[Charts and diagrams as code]
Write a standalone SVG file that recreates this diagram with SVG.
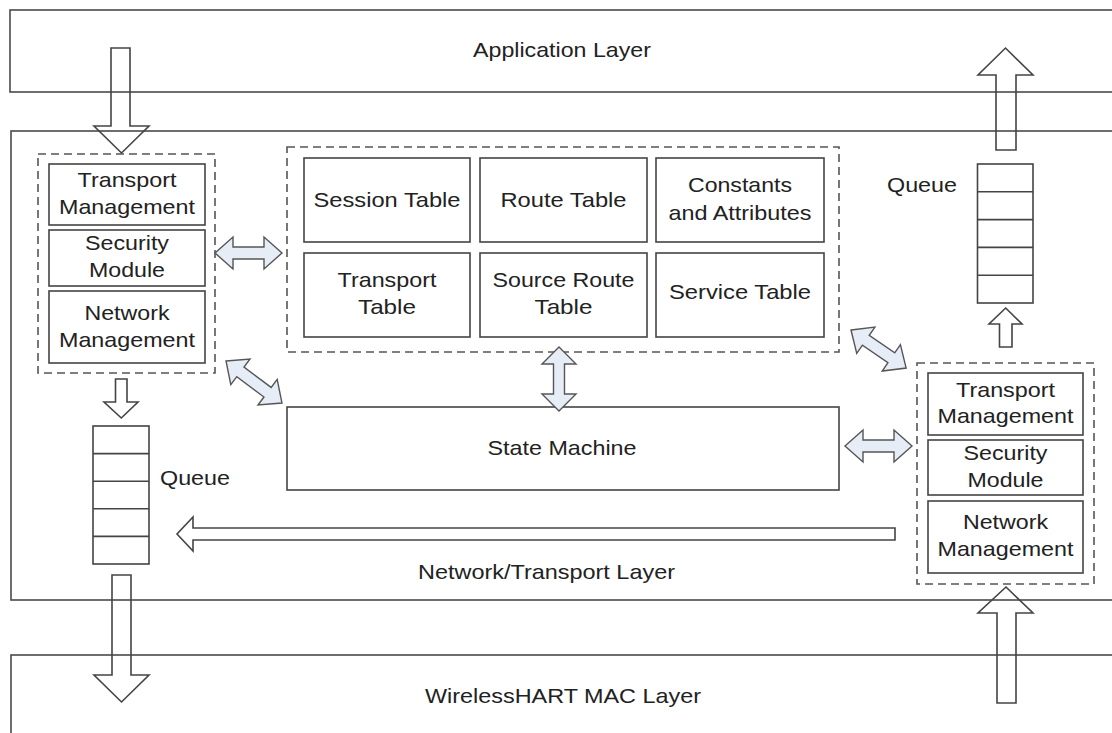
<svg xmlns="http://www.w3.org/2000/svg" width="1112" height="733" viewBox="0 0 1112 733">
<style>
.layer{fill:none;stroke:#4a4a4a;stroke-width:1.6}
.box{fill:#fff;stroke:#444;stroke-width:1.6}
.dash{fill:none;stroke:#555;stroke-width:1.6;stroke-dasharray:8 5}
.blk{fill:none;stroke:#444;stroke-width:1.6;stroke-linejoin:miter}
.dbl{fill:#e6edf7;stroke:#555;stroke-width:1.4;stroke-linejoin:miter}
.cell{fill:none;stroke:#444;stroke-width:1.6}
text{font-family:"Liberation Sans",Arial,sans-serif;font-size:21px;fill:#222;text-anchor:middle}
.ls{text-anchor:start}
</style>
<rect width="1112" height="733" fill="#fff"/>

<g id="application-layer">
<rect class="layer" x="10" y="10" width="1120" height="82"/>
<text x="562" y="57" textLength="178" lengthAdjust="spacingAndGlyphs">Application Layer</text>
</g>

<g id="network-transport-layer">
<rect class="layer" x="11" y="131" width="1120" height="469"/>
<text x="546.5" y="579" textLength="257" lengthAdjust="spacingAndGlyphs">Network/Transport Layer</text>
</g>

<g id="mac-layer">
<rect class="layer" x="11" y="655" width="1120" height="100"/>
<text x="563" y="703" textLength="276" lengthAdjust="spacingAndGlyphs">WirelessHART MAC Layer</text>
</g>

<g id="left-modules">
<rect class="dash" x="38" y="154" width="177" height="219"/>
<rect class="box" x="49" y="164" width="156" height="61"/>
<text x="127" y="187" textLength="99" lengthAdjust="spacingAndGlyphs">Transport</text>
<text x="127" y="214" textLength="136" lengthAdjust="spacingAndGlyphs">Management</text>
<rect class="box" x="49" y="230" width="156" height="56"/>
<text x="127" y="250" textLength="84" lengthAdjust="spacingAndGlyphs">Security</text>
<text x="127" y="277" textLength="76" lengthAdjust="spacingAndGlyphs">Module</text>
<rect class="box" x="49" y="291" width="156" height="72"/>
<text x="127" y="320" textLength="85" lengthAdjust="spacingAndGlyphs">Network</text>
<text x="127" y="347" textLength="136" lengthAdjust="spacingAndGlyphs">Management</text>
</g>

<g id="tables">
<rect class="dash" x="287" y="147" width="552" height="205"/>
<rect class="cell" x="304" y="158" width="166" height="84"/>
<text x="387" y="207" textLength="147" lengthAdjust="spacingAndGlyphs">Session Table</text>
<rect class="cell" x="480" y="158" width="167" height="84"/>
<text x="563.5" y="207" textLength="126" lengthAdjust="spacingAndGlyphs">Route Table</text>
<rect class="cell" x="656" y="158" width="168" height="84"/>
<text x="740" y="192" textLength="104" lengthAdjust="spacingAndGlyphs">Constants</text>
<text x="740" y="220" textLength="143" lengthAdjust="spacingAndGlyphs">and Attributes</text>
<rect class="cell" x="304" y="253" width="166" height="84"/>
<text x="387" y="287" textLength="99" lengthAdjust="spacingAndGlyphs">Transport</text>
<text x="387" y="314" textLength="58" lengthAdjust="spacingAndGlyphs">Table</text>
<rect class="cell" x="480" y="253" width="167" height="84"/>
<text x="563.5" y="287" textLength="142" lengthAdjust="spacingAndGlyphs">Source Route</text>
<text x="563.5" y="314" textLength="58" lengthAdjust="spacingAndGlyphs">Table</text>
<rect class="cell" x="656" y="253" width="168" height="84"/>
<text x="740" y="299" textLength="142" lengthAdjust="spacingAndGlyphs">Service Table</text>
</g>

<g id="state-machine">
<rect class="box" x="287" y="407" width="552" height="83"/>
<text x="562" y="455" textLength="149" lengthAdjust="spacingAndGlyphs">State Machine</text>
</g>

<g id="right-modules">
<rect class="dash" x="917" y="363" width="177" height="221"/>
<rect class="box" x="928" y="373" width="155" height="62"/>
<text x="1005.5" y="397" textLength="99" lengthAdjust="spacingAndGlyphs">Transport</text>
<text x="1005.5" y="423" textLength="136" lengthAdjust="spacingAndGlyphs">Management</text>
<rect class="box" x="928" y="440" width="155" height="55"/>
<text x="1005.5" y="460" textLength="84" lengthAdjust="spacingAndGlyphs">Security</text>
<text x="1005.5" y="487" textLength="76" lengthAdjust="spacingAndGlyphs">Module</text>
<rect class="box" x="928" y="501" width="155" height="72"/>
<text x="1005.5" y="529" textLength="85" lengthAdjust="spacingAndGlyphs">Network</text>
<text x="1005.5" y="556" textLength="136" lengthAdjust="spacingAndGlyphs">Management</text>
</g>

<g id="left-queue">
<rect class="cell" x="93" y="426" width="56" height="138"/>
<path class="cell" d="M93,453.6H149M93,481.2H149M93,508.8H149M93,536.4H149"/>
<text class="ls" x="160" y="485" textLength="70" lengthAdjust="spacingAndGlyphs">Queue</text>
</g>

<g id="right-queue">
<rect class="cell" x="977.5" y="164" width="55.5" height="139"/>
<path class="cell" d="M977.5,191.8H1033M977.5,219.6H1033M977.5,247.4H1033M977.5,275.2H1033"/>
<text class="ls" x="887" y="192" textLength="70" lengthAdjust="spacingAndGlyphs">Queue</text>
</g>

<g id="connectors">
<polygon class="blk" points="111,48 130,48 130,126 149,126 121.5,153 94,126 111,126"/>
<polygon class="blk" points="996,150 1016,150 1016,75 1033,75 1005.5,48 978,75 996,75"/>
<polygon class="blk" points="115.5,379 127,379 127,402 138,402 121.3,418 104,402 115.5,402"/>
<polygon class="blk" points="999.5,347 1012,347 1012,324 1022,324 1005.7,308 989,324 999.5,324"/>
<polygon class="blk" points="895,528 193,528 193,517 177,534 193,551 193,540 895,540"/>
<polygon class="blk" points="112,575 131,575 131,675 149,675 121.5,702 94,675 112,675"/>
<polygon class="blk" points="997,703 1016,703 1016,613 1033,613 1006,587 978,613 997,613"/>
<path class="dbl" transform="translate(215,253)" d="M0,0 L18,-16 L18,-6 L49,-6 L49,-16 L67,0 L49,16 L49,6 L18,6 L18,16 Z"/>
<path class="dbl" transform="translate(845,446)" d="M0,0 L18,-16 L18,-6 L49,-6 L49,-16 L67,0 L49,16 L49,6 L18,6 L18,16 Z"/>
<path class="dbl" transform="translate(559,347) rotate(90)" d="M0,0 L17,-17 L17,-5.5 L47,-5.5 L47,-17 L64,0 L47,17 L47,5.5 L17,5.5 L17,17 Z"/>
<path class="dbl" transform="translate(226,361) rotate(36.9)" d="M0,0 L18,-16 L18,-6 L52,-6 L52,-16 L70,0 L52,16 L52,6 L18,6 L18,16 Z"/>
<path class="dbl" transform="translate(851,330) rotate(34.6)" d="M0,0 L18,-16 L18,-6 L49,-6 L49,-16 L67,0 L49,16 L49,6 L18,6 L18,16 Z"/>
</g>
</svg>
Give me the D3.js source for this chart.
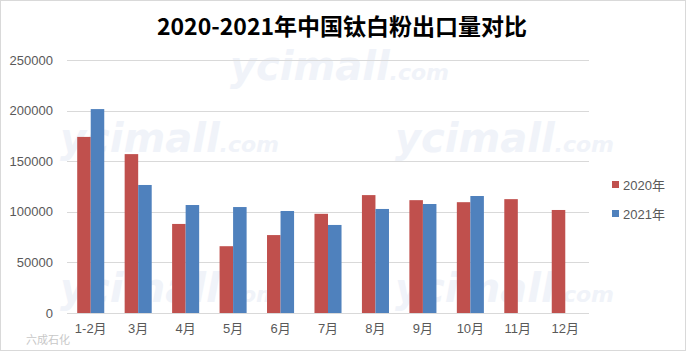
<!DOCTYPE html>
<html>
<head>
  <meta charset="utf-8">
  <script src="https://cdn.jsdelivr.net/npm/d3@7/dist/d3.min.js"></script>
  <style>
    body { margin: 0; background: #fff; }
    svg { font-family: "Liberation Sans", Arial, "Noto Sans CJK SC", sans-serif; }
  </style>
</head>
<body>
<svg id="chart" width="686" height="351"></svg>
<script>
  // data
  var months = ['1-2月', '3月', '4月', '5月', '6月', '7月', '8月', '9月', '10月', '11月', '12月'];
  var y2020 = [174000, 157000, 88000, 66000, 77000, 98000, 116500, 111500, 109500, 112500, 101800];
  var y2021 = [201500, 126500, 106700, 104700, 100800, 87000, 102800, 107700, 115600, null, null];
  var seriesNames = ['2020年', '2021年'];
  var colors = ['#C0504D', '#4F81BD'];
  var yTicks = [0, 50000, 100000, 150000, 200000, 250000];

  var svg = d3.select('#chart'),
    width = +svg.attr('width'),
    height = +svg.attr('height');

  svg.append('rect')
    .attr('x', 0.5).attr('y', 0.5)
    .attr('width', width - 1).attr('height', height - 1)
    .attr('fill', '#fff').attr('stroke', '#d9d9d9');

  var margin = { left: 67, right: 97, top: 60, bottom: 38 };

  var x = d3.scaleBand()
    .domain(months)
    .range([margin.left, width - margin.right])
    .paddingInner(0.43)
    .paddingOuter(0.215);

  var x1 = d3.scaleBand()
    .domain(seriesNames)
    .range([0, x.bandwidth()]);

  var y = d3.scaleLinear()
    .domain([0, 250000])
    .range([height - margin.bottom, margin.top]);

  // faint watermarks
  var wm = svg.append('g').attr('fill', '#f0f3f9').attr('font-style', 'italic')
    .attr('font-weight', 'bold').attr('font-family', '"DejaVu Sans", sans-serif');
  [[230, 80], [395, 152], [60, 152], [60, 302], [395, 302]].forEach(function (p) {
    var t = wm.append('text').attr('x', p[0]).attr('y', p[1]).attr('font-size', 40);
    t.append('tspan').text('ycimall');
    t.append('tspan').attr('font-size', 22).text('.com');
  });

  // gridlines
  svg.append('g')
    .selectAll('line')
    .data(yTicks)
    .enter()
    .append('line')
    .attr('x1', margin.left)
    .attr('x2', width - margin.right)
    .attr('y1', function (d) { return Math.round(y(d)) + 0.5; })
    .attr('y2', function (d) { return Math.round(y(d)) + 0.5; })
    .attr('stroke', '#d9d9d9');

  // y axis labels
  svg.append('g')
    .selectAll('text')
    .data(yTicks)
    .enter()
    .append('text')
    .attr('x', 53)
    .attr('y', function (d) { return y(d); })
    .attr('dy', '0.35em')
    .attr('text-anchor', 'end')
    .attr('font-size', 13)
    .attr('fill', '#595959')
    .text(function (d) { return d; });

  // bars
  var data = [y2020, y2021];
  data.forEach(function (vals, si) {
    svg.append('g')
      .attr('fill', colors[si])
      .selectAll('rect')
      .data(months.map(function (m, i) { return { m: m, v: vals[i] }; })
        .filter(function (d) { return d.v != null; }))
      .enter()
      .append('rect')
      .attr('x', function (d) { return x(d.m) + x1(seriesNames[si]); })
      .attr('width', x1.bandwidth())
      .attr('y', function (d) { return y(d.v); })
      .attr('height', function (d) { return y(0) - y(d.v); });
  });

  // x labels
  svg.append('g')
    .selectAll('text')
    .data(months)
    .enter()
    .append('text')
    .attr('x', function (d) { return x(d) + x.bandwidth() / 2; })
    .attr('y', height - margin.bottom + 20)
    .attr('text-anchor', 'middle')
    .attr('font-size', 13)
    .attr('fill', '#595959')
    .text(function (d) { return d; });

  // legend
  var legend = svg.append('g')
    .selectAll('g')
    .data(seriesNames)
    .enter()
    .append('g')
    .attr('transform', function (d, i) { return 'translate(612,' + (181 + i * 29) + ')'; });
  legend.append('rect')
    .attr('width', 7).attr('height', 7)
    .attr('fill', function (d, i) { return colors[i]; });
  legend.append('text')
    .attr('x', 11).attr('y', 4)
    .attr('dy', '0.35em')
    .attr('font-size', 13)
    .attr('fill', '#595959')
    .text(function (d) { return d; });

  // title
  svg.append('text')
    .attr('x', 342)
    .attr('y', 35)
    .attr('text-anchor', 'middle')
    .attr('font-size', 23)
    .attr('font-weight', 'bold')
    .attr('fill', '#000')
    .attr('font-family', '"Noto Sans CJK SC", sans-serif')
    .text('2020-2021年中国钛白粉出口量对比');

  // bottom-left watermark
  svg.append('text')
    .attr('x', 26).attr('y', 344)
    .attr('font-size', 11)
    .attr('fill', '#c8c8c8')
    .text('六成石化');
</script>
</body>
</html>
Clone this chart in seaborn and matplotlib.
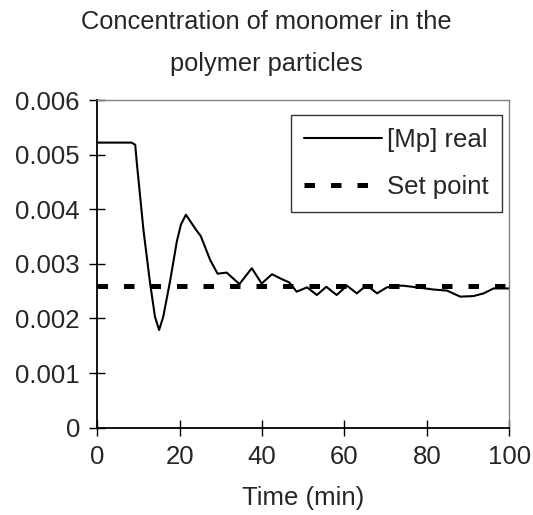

■ **EXERCISE GOAL**:
Reproduce the entries exactly, from the line with "Give me the D3.js source for this chart." to the line with "height = +svg.attr('height');", both lines included, keeping no pictures.

■ **SOLUTION FOR THIS PROBLEM**:
Give me the D3.js source for this chart.
<!DOCTYPE html>
<html>
<head>
  <meta charset="utf-8">
  <script src="https://cdn.jsdelivr.net/npm/d3@7/dist/d3.min.js"></script>
  <style>
    body { margin: 0; background: #fff; }
    svg { font-family: "Liberation Sans", Arial, "Noto Sans CJK SC", sans-serif; }
  </style>
</head>
<body>
<svg id="chart" width="686" height="351"></svg>
<script>
  // data
  var months = ['1-2月', '3月', '4月', '5月', '6月', '7月', '8月', '9月', '10月', '11月', '12月'];
  var y2020 = [174000, 157000, 88000, 66000, 77000, 98000, 116500, 111500, 109500, 112500, 101800];
  var y2021 = [201500, 126500, 106700, 104700, 100800, 87000, 102800, 107700, 115600, null, null];
  var seriesNames = ['2020年', '2021年'];
  var colors = ['#C0504D', '#4F81BD'];
  var yTicks = [0, 50000, 100000, 150000, 200000, 250000];

  var svg = d3.select('#chart'),
    width = +svg.attr('width'),
    height = +svg.attr('height');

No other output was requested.